First-principles study of the effects of solutes on long-range order degree, self-diffusions and antiphase boundary energies in ordered FeCo alloy

Abstract

The brittleness of FeCo alloy is generally caused by the B2 ordering behaviors. Alloying elements V, Nb, Ta, Mo and W were experimentally found to be effective in improving the toughness and plasticity of FeCo alloy. In this work, first-principles calculations were carried out to reveal the toughening mechanism of solutes in ordered FeCo. We used the antisite defect energy as the link to establish the relation between long-range order (LRO) degree and temperature, and successfully predicted the temperature dependence of LRO degree. These considered solutes of V, Nb, Ta, Mo, and W can effectively reduce the maximum LRO degree reached at a specific temperature. We computed the self- and solute diffusion coefficients in ordered FeCo alloy, and found these solutes exhibit faster diffusion characteristics than Fe and Co atoms. Nb and Ta were found to prominently reduce the self-diffusion coefficients in the process of atomic ordering, giving a contribution to the retardation in ordering kinetics. Also, these solutes can substantially reduce the antiphase boundary (APB) energies by repairing the metal bonding along 〈111〉 direction broken by APBs, effective in improving the dislocation mobility.
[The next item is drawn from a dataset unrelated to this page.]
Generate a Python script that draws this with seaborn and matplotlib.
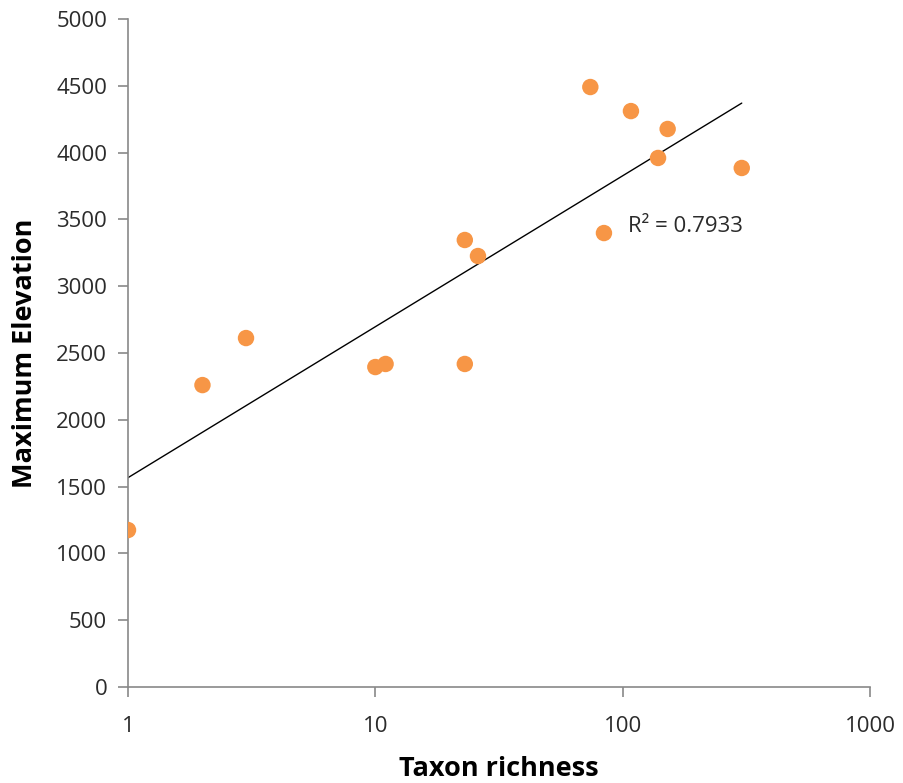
import numpy as np
import pandas as pd
import matplotlib
matplotlib.use("Agg")
import matplotlib.pyplot as plt
import seaborn as sns

# Taxon richness vs. maximum elevation
richness = [1, 2, 3, 10, 11, 23, 23, 26, 74, 84, 108, 139, 152, 303]
max_elevation = [1175, 2260, 2612, 2395, 2418, 2418, 3346, 3226, 4491, 3398, 4311, 3960, 4177, 3885]
r2_label = "R\u00b2 = 0.7933"
x_ticks = [1, 10, 100, 1000]
x_ticklabels = ["1", "10", "100", "1000"]
y_ticks = [0, 500, 1000, 1500, 2000, 2500, 3000, 3500, 4000, 4500, 5000]

df = pd.DataFrame({"richness": richness, "elevation": max_elevation})

sns.set_theme(style="white")
plt.rcParams["font.family"] = ["Open Sans", "DejaVu Sans"]

fig = plt.figure(figsize=(9.04, 7.83), dpi=100)
ax = fig.add_axes([0.1416, 0.1226, 0.8208, 0.8531])

sns.scatterplot(data=df, x="richness", y="elevation", ax=ax, s=140,
                color="#F79646", edgecolor="none", zorder=3, legend=False)

# Logarithmic trend line (least squares on ln x)
lx = np.log(df["richness"].to_numpy(dtype=float))
slope, intercept = np.polyfit(lx, df["elevation"], 1)
xs = np.geomspace(df["richness"].min(), df["richness"].max(), 200)
sns.lineplot(x=xs, y=slope * np.log(xs) + intercept, ax=ax, color="black",
             linewidth=1.0, zorder=2)

ax.set_xscale("log")
ax.set_xlim(1, 1000)
ax.set_ylim(0, 5000)
ax.set_xticks(x_ticks)
ax.set_xticklabels(x_ticklabels)
ax.xaxis.set_minor_locator(matplotlib.ticker.NullLocator())
ax.set_yticks(y_ticks)

for side in ("top", "right"):
    ax.spines[side].set_visible(False)
for side in ("left", "bottom"):
    ax.spines[side].set_color("#898989")
    ax.spines[side].set_linewidth(1.2)

ax.tick_params(axis="both", which="major", direction="out", length=7, width=1.2,
               color="#898989", labelsize=16, labelcolor="#2b2b2b", pad=8,
               left=True, bottom=True)
ax.tick_params(axis="x", pad=14)

ax.set_xlabel("Taxon richness", fontsize=19.5, fontweight="bold", color="black")
ax.xaxis.label.set_va("baseline")
ax.xaxis.set_label_coords(0.5, -0.133)

ax.set_ylabel("Maximum Elevation", fontsize=19.5, fontweight="bold", color="black")
ax.yaxis.label.set(va="center", ha="center", rotation_mode="default")
ax.yaxis.set_label_coords(-0.139, 0.5)

ax.text(105, 3450, r2_label, fontsize=16, color="#2b2b2b", va="center", ha="left")

fig.savefig("out.png", dpi=100, facecolor="white")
In FeCo alloy, the toughening mechanism of these solutes can be summarized as the following two aspects. First, the atomic ordering can be effectively suppressed by reducing the LRO degree and self-diffusion coefficients. Furthermore, dislocation slip is enhanced by the solute-induced low APB energies. These findings provide some reference significance for improving the ductility of intermetallics.